For the remainder of the discussion refer to the entity relationship diagram shown in Figure 1. The objects manipulated by the CUSP logic are called entities, and each one that exists is represented as a row in the Entity table. Each entity is identified by a unique Id. In the original implementation this was the "CUSP Id", which uniquely identified a seismic event. For our purposes this could be any kind of object that can be manipulated programmatically, such as a row in a table, or collection of entities associated with some kind of container entity. The column Type designates the type of the entity, and Path is provided for some sort of access path to the entity. For example, Type might indicate that the entity was a row in a database, and the Path would be access information required for retrieving it. For a more familiar example, Type might indicate a local file, and Path would then be the path in a directory structure. These two columns can be used in anyway desired in the design of a DBMS based scheduler. The only non-key attribute is Result. If a state is ready to be executed the value of Result is set to 0. A nonzero value for Result indicates that a process completed with a result code for which a state transition had not been (see discussion of Transition table below).
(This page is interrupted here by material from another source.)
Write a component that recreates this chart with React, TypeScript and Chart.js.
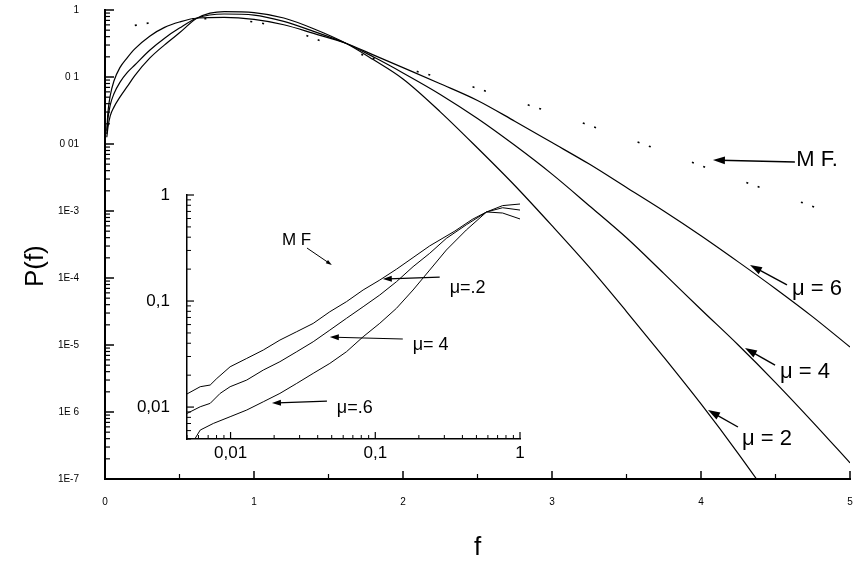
import { useEffect, useRef } from 'react';
import { Chart, registerables } from 'chart.js';

Chart.register(...registerables);

const FONT = "'Liberation Sans', Arial, Helvetica, sans-serif";

// ---- Main panel: P(f) on a log axis against f ----
const fMain = [0.012, 0.02, 0.035, 0.06, 0.1, 0.15, 0.2, 0.3, 0.4, 0.5, 0.62, 0.8, 1.0, 1.2, 1.4, 1.62, 1.8, 2.0, 2.25, 2.5, 2.75, 3.0, 3.25, 3.5, 3.75, 4.0, 4.25, 4.5, 4.75, 5.0];
const pMu2 = [0.0126, 0.0178, 0.0263, 0.0355, 0.0501, 0.0724, 0.105, 0.191, 0.302, 0.457, 0.759, 0.944, 0.912, 0.759, 0.525, 0.316, 0.182, 0.0933, 0.0302, 8.71e-3, 2.4e-3, 6.03e-4, 1.45e-4, 3.16e-5, 6.61e-6, 1.32e-6, 2.4e-7, 3.98e-8, null, null];
const pMu4 = [0.0141, 0.024, 0.038, 0.0562, 0.0832, 0.117, 0.151, 0.251, 0.38, 0.537, 0.759, 0.871, 0.841, 0.676, 0.479, 0.316, 0.2, 0.115, 0.055, 0.024, 9.55e-3, 3.55e-3, 1.2e-3, 3.98e-4, 1.17e-4, 3.39e-5, 1.0e-5, 2.75e-6, 7.08e-7, 1.74e-7];
const pMu6 = [0.0158, 0.0302, 0.0525, 0.0871, 0.138, 0.195, 0.263, 0.407, 0.55, 0.661, 0.759, 0.776, 0.724, 0.603, 0.447, 0.316, 0.214, 0.138, 0.0794, 0.0447, 0.0219, 0.0105, 5.01e-3, 2.24e-3, 1.0e-3, 4.27e-4, 1.74e-4, 6.92e-5, 2.63e-5, 9.33e-6];
const fMF = [0.2, 0.4, 0.6, 0.8, 1.0, 1.2, 1.5, 1.8, 2.1, 2.4, 2.7, 3.0, 3.3, 3.6, 3.9, 4.2, 4.5, 4.8, 5.0];
const pMF = [0.589, 0.692, 0.741, 0.724, 0.661, 0.537, 0.316, 0.191, 0.12, 0.0794, 0.0479, 0.0295, 0.0174, 0.0102, 5.75e-3, 3.24e-3, 1.86e-3, 1.07e-3, 7.59e-4];

const mainXTicks = [0, 1, 2, 3, 4, 5];
const mainXLabels = ['0', '1', '2', '3', '4', '5'];
const mainYTicks = [1e-7, 1e-6, 1e-5, 1e-4, 1e-3, 1e-2, 1e-1, 1];
const mainYLabels = ['1E-7', '1E 6', '1E-5', '1E-4', '1E-3', '0 01', '0 1', '1'];

// ---- Inset: small-f region on log-log axes ----
const insetF02 = [0.005, 0.00617, 0.00723, 0.00804, 0.00993, 0.01294, 0.01683, 0.02193, 0.02864, 0.03724, 0.04853, 0.06324, 0.08241, 0.1074, 0.14, 0.1824, 0.2377, 0.3548, 0.4677, 0.5875, 0.7586, 1.0];
const insetP02 = [0.0133, 0.01556, 0.01614, 0.01862, 0.02399, 0.02877, 0.03451, 0.04285, 0.0514, 0.06152, 0.07925, 0.09863, 0.1271, 0.1578, 0.1995, 0.257, 0.3311, 0.4571, 0.5888, 0.6918, 0.6761, 0.5943];
const insetF04 = [0.005, 0.00617, 0.00723, 0.00847, 0.00993, 0.01294, 0.01683, 0.02193, 0.02864, 0.03724, 0.04853, 0.06324, 0.08241, 0.1074, 0.14, 0.1824, 0.2377, 0.3097, 0.4266, 0.5875, 0.7586, 1.0];
const insetP04 = [0.00871, 0.01007, 0.01084, 0.01346, 0.01556, 0.01799, 0.02234, 0.02679, 0.03327, 0.0413, 0.05321, 0.06871, 0.08831, 0.114, 0.1521, 0.2109, 0.2818, 0.3899, 0.5248, 0.6918, 0.7586, 0.7211];
const insetF06 = [0.00569, 0.00617, 0.0076, 0.00993, 0.01294, 0.01683, 0.02193, 0.02864, 0.03724, 0.04853, 0.06324, 0.08241, 0.1074, 0.14, 0.1824, 0.2377, 0.3097, 0.4256, 0.5875, 0.7586, 1.0];
const insetP06 = [0.00506, 0.00607, 0.00701, 0.00811, 0.00938, 0.01122, 0.01346, 0.01671, 0.0208, 0.02582, 0.03327, 0.04603, 0.06166, 0.08531, 0.1271, 0.1959, 0.3027, 0.4677, 0.6918, 0.7943, 0.8222];

const insetTicks = [0.01, 0.1, 1];
const insetTickLabels = ['0,01', '0,1', '1'];

type Pt = [number, number];
interface Note { text: string; at: Pt; size: number }
interface Arrow { from: Pt; to: Pt; head: number; width: number }

// Curve labels and pointer arrows, placed in data coordinates
const mainNotes: Note[] = [
  { text: 'M F.', at: [4.64, 5.75e-3], size: 22 },
  { text: 'μ = 6', at: [4.61, 6.9e-5], size: 22 },
  { text: 'μ = 4', at: [4.53, 4.0e-6], size: 22 },
  { text: 'μ = 2', at: [4.275, 3.9e-7], size: 22 },
];
const mainArrows: Arrow[] = [
  { from: [4.63, 5.4e-3], to: [4.08, 5.75e-3], head: 12, width: 1.4 },
  { from: [4.577, 7.9e-5], to: [4.329, 1.56e-4], head: 12, width: 1.4 },
  { from: [4.497, 5.0e-6], to: [4.295, 9.0e-6], head: 12, width: 1.4 },
  { from: [4.248, 5.97e-7], to: [4.047, 1.07e-6], head: 12, width: 1.4 },
];
const insetNotes: Note[] = [
  { text: 'M F', at: [0.02265, 0.376], size: 17 },
  { text: 'μ=.2', at: [0.3266, 0.1327], size: 18 },
  { text: 'μ= 4', at: [0.1814, 0.03846], size: 18 },
  { text: 'μ=.6', at: [0.0542, 0.009795], size: 18 },
];
const insetArrows: Arrow[] = [
  { from: [0.03373, 0.3162], to: [0.0501, 0.2188], head: 6, width: 1 },
  { from: [0.2786, 0.1683], to: [0.1127, 0.1614], head: 9, width: 1.2 },
  { from: [0.1549, 0.04385], to: [0.04853, 0.04571], head: 9, width: 1.2 },
  { from: [0.04634, 0.0114], to: [0.01932, 0.01091], head: 9, width: 1.2 },
];

// Inward-pointing tick marks (major + minor) along the left and bottom axes
function logMarks(min: number, max: number) {
  const out: { value: number; major: boolean }[] = [];
  const e0 = Math.floor(Math.log10(min));
  const e1 = Math.ceil(Math.log10(max));
  for (let e = e0; e <= e1; e++) {
    for (let k = 1; k <= 9; k++) {
      const v = k * Math.pow(10, e);
      if (v >= min * (1 - 1e-9) && v <= max * (1 + 1e-9)) out.push({ value: v, major: k === 1 });
    }
  }
  return out;
}
function linMarks(min: number, max: number, step: number, majorEvery: number) {
  const out: { value: number; major: boolean }[] = [];
  for (let v = min; v <= max + 1e-9; v += step) {
    const r = v / majorEvery;
    out.push({ value: v, major: Math.abs(r - Math.round(r)) < 1e-9 });
  }
  return out;
}

const innerTicks = {
  id: 'innerTicks',
  afterDraw(chart: any, _args: any, opts: any) {
    const { ctx, chartArea } = chart;
    ctx.save();
    ctx.strokeStyle = '#000';
    for (const axis of ['x', 'y']) {
      const cfg = opts[axis];
      if (!cfg) continue;
      const scale = chart.scales[axis];
      const marks = cfg.log ? logMarks(scale.min, scale.max) : linMarks(scale.min, scale.max, cfg.step, cfg.majorEvery);
      for (const m of marks) {
        const p = scale.getPixelForValue(m.value);
        const len = m.major ? cfg.majorLen : cfg.minorLen;
        ctx.lineWidth = m.major ? cfg.majorWidth : cfg.minorWidth;
        ctx.beginPath();
        if (axis === 'x') {
          ctx.moveTo(p, chartArea.bottom);
          ctx.lineTo(p, chartArea.bottom - len);
        } else {
          ctx.moveTo(chartArea.left, p);
          ctx.lineTo(chartArea.left + len, p);
        }
        ctx.stroke();
      }
    }
    ctx.restore();
  },
};

const notesPlugin = {
  id: 'notes',
  afterDatasetsDraw(chart: any, _args: any, opts: any) {
    const { ctx } = chart;
    const sx = chart.scales.x;
    const sy = chart.scales.y;
    ctx.save();
    ctx.fillStyle = '#000';
    ctx.strokeStyle = '#000';
    for (const a of opts.arrows || []) {
      const x0 = sx.getPixelForValue(a.from[0]);
      const y0 = sy.getPixelForValue(a.from[1]);
      const x1 = sx.getPixelForValue(a.to[0]);
      const y1 = sy.getPixelForValue(a.to[1]);
      const ang = Math.atan2(y1 - y0, x1 - x0);
      const h = a.head;
      ctx.lineWidth = a.width;
      ctx.beginPath();
      ctx.moveTo(x0, y0);
      ctx.lineTo(x1 - Math.cos(ang) * h * 0.6, y1 - Math.sin(ang) * h * 0.6);
      ctx.stroke();
      ctx.beginPath();
      ctx.moveTo(x1, y1);
      ctx.lineTo(x1 - Math.cos(ang) * h + Math.sin(ang) * h * 0.33, y1 - Math.sin(ang) * h - Math.cos(ang) * h * 0.33);
      ctx.lineTo(x1 - Math.cos(ang) * h - Math.sin(ang) * h * 0.33, y1 - Math.sin(ang) * h + Math.cos(ang) * h * 0.33);
      ctx.closePath();
      ctx.fill();
    }
    ctx.textAlign = 'left';
    ctx.textBaseline = 'middle';
    for (const n of opts.labels || []) {
      ctx.font = `${n.size}px ${FONT}`;
      ctx.fillText(n.text, sx.getPixelForValue(n.at[0]), sy.getPixelForValue(n.at[1]));
    }
    ctx.restore();
  },
};

function series(xs: number[], ys: (number | null)[], width: number, extra: Record<string, unknown> = {}) {
  return {
    data: xs.map((x, i) => ({ x, y: ys[i] })),
    borderColor: '#000',
    backgroundColor: '#000',
    borderWidth: width,
    pointRadius: 0,
    fill: false,
    ...extra,
  };
}

function fixedTicks(values: number[]) {
  return (scale: any) => {
    scale.ticks = values.map((value) => ({ value }));
  };
}

// Fix an axis' thickness and keep its label padding from eating into the plot area
function fitX(height: number, side: number) {
  return (s: any) => {
    s.height = height;
    s.paddingLeft = side;
    s.paddingRight = side;
  };
}
function fitY(width: number, ends: number) {
  return (s: any) => {
    s.width = width;
    s.paddingTop = ends;
    s.paddingBottom = ends;
  };
}

function mainConfig(): any {
  const smooth = { cubicInterpolationMode: 'monotone' };
  return {
    type: 'line',
    data: {
      datasets: [
        series(fMain, pMu2, 1.2, smooth),
        series(fMain, pMu4, 1.2, smooth),
        series(fMain, pMu6, 1.2, smooth),
        series(fMF, pMF, 1.6, { ...smooth, borderDash: [2, 10, 2, 44] }),
      ],
    },
    options: {
      responsive: false,
      animation: false,
      layout: { padding: { left: 0, top: 10, right: 3, bottom: 0 } },
      plugins: {
        legend: { display: false },
        tooltip: { enabled: false },
        innerTicks: {
          x: { log: false, step: 0.5, majorEvery: 1, majorLen: 8, minorLen: 5, majorWidth: 1.5, minorWidth: 1.2 },
          y: { log: true, majorLen: 9, minorLen: 5, majorWidth: 1.5, minorWidth: 1.2 },
        },
        notes: { labels: mainNotes, arrows: mainArrows },
      },
      scales: {
        x: {
          type: 'linear',
          min: 0,
          max: 5,
          afterBuildTicks: fixedTicks(mainXTicks),
          afterFit: fitX(84, 3),
          grid: { display: false, drawTicks: false },
          border: { display: true, width: 2, color: '#000' },
          ticks: {
            autoSkip: false,
            maxRotation: 0,
            padding: 17,
            color: '#000',
            font: { family: FONT, size: 10 },
            callback: (_v: any, i: number) => mainXLabels[i],
          },
          title: { display: true, text: 'f', color: '#000', font: { family: FONT, size: 26 }, padding: { top: 0, bottom: 0 } },
        },
        y: {
          type: 'logarithmic',
          min: 1e-7,
          max: 1,
          afterBuildTicks: fixedTicks(mainYTicks),
          afterFit: fitY(105, 6),
          grid: { display: false, drawTicks: false },
          border: { display: true, width: 2, color: '#000' },
          ticks: {
            autoSkip: false,
            padding: 26,
            color: '#000',
            font: { family: FONT, size: 10 },
            callback: (_v: any, i: number) => mainYLabels[i],
          },
          title: { display: true, text: 'P(f)      ', color: '#000', font: { family: FONT, size: 26 }, padding: { top: 20, bottom: 0 } },
        },
      },
    },
    plugins: [innerTicks, notesPlugin],
  };
}

function insetConfig(): any {
  return {
    type: 'line',
    data: {
      datasets: [
        series(insetF02, insetP02, 1),
        series(insetF04, insetP04, 1),
        series(insetF06, insetP06, 1),
      ],
    },
    options: {
      responsive: false,
      animation: false,
      layout: { padding: { left: 0, top: 15, right: 20, bottom: 0 } },
      plugins: {
        legend: { display: false },
        tooltip: { enabled: false },
        innerTicks: {
          x: { log: true, majorLen: 7, minorLen: 4, majorWidth: 1.2, minorWidth: 1 },
          y: { log: true, majorLen: 7, minorLen: 4, majorWidth: 1.2, minorWidth: 1 },
        },
        notes: { labels: insetNotes, arrows: insetArrows },
      },
      scales: {
        x: {
          type: 'logarithmic',
          min: 0.005,
          max: 1,
          afterBuildTicks: fixedTicks(insetTicks),
          afterFit: fitX(31, 5),
          grid: { display: false, drawTicks: false },
          border: { display: true, width: 1.5, color: '#000' },
          ticks: {
            autoSkip: false,
            maxRotation: 0,
            padding: 4,
            color: '#000',
            font: { family: FONT, size: 17 },
            callback: (_v: any, i: number) => insetTickLabels[i],
          },
        },
        y: {
          type: 'logarithmic',
          min: 0.005,
          max: 1,
          afterBuildTicks: fixedTicks(insetTicks),
          afterFit: fitY(67, 9),
          grid: { display: false, drawTicks: false },
          border: { display: true, width: 1.5, color: '#000' },
          ticks: {
            autoSkip: false,
            padding: 17,
            color: '#000',
            font: { family: FONT, size: 17 },
            callback: (_v: any, i: number) => insetTickLabels[i],
          },
        },
      },
    },
    plugins: [innerTicks, notesPlugin],
  };
}

export default function App() {
  const mainRef = useRef<HTMLCanvasElement>(null);
  const insetRef = useRef<HTMLCanvasElement>(null);

  useEffect(() => {
    document.body.style.margin = '0';
    const main = new Chart(mainRef.current as HTMLCanvasElement, mainConfig());
    const inset = new Chart(insetRef.current as HTMLCanvasElement, insetConfig());
    return () => {
      main.destroy();
      inset.destroy();
    };
  }, []);

  return (
    <div style={{ position: 'relative', width: 853, height: 563, background: '#fff' }}>
      <canvas ref={mainRef} width={853} height={563} style={{ position: 'absolute', left: 0, top: 0, width: 853, height: 563 }} />
      <canvas ref={insetRef} width={420} height={290} style={{ position: 'absolute', left: 120, top: 180, width: 420, height: 290 }} />
    </div>
  );
}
The central table here is the State table, which contains an entry for each object in each state. That is, if an object is posted to three states there will be three rows representing this in the State table. The primary key is a concatenation of the columns Id, Rank, and State in the order given. This order is chosen to facilitate a round-robin scheduler that continuously scans the State table and instantiates processing tasks as required. As noted above, only that state with the lowest rank for a given entity can be processed. With the compound key expressed in this manner, the logic needed to implement a scheduler could be a simple finite-state machine. As shown, one and only one entity is associated with each State table row while any number of State table rows can be associated with any entity.
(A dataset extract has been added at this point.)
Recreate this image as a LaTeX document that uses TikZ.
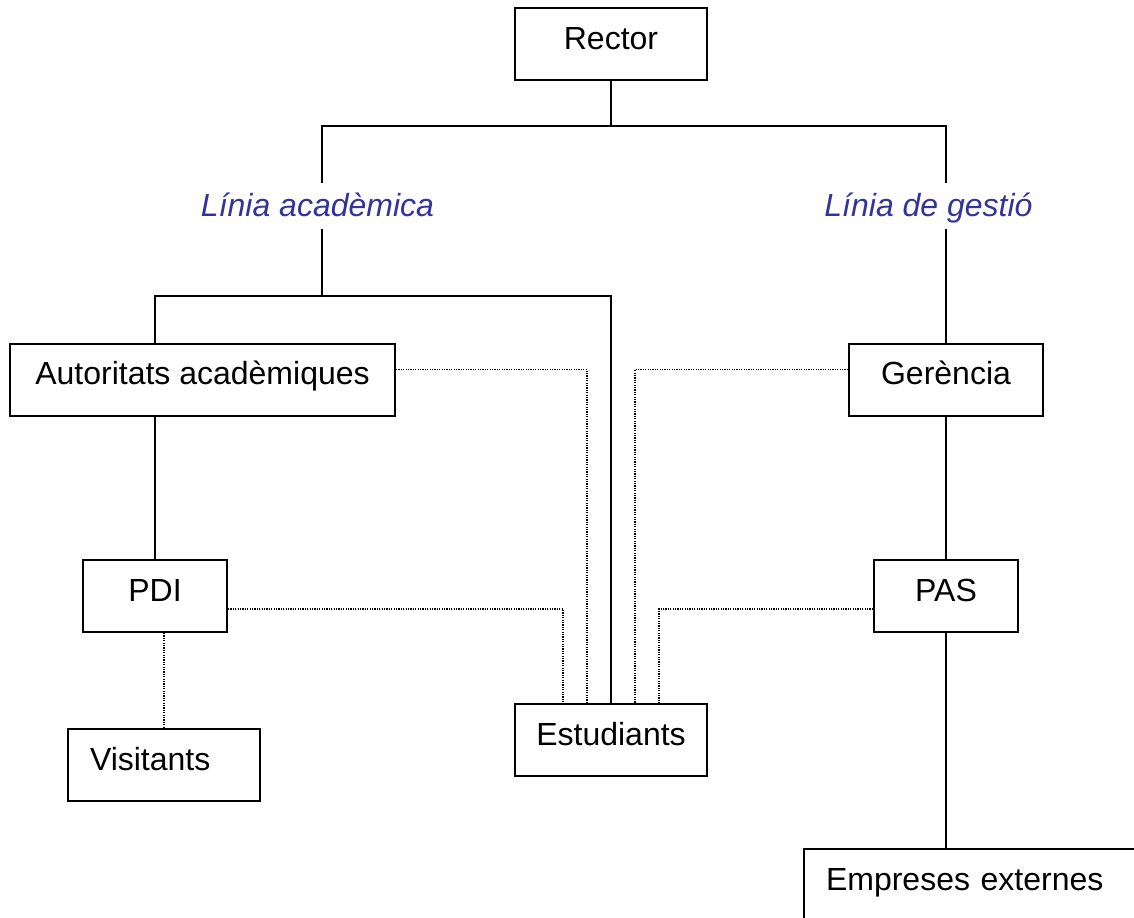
\documentclass[tikz,border=0pt]{standalone}
\usepackage{fontspec}
\setmainfont{Liberation Sans}
\definecolor{blaulinia}{RGB}{51,51,153}

\begin{document}
\begin{tikzpicture}[x=0.5pt,y=-0.5pt]
\tikzstyle{caixa}=[draw,line width=1pt,inner ysep=0pt,text height=20.5pt,text depth=15.5pt,font=\fontsize{16}{19}\selectfont]
\tikzstyle{linia}=[text=blaulinia,font=\fontsize{16}{19}\selectfont\itshape,inner sep=4.5pt,text height=12pt,text depth=2pt]
\tikzstyle{tronc}=[line width=1pt]
\tikzstyle{puntejat}=[line width=0.6pt,dash pattern=on 0.6pt off 0.6pt]
\useasboundingbox (0,0) rectangle (1134,917);

% caixes
\node[caixa,minimum width=96pt] (rector) at (611,44) {Rector};
\node[linia,anchor=base] (academica) at (317.5,216) {Línia acadèmica};
\node[linia,anchor=base] (gestio) at (928.5,216) {Línia de gestió};
\node[caixa,minimum width=192.5pt] (autoritats) at (202.5,379.5) {Autoritats acadèmiques};
\node[caixa,minimum width=97pt] (gerencia) at (946,379.5) {Gerència};
\node[caixa,minimum width=72pt] (pdi) at (155,596) {PDI};
\node[caixa,minimum width=72pt] (pas) at (946,596) {PAS};
\node[caixa,inner xsep=11pt,text width=74pt,align=left] (visitants) at (164,765) {Visitants};
\node[caixa,minimum width=96pt] (estudiants) at (611,740) {Estudiants};
\node[caixa,anchor=north west,inner xsep=11pt,text width=178pt,align=left] (empreses) at (803,848) {Empreses externes};

% linies
\coordinate (forca) at (611,126);
\coordinate (barra) at (322,296);
\draw[tronc] (rector.south) -- (forca);
\draw[tronc] (academica.north -| barra) |- (forca) -| (gestio.north -| gerencia.north);
\draw[tronc] (academica.south -| barra) -- (barra);
\draw[tronc] (autoritats.north -| pdi.north) |- (barra) -| (estudiants.north);
\draw[tronc] (autoritats.south -| pdi.north) -- (pdi.north);
\draw[tronc] (gestio.south -| gerencia.north) -- (gerencia.north);
\draw[tronc] (gerencia.south) -- (pas.north);
\draw[tronc] (pas.south) -- (pas.south |- empreses.north);

% relacions puntejades
\draw[puntejat] (pdi.south -| visitants.north) -- (visitants.north);
\draw[puntejat] ([yshift=5pt]autoritats.east) -| ([xshift=-12pt]estudiants.north);
\draw[puntejat] ([yshift=-6.5pt]pdi.east) -| ([xshift=-24pt]estudiants.north);
\draw[puntejat] ([yshift=5pt]gerencia.west) -| ([xshift=12pt]estudiants.north);
\draw[puntejat] ([yshift=-6.5pt]pas.west) -| ([xshift=24pt]estudiants.north);
\end{tikzpicture}
\end{document}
Whenever a process associated with a state completes for a given entity a result code is emitted and examined by the scheduler. It uses the combination as a key to locate an entry in the Transition table. If an entry is found, then the original state entry is removed from the State table and a new one is posted using the state and rank from the attributes NewState and Rank respectively. The Result column is set to zero. If no entry is found, the original State table entry is retained with the Result set to the value of the result code.
The Serial table is used as a source of unique numbers. The rows in the Serial table represent pools of unique numbers identified by the Pool column. The value in the Serial column is the last number assigned in that sequence. The serial number increases by 1 each time a new value is requested. The pool used the CUSP API is named "entity".
Finally, the Action table provides the information required to actually instantiate a process. So far schedulers have required that the Command attribute contains the directory path to an executable. The command is executed with the first command line parameter set to the Id of the entity requiring processing. The result code emitted by this process upon termination becomes the value of Result in the State table. From these components rather elaborate processing strategies can be devised and constructed.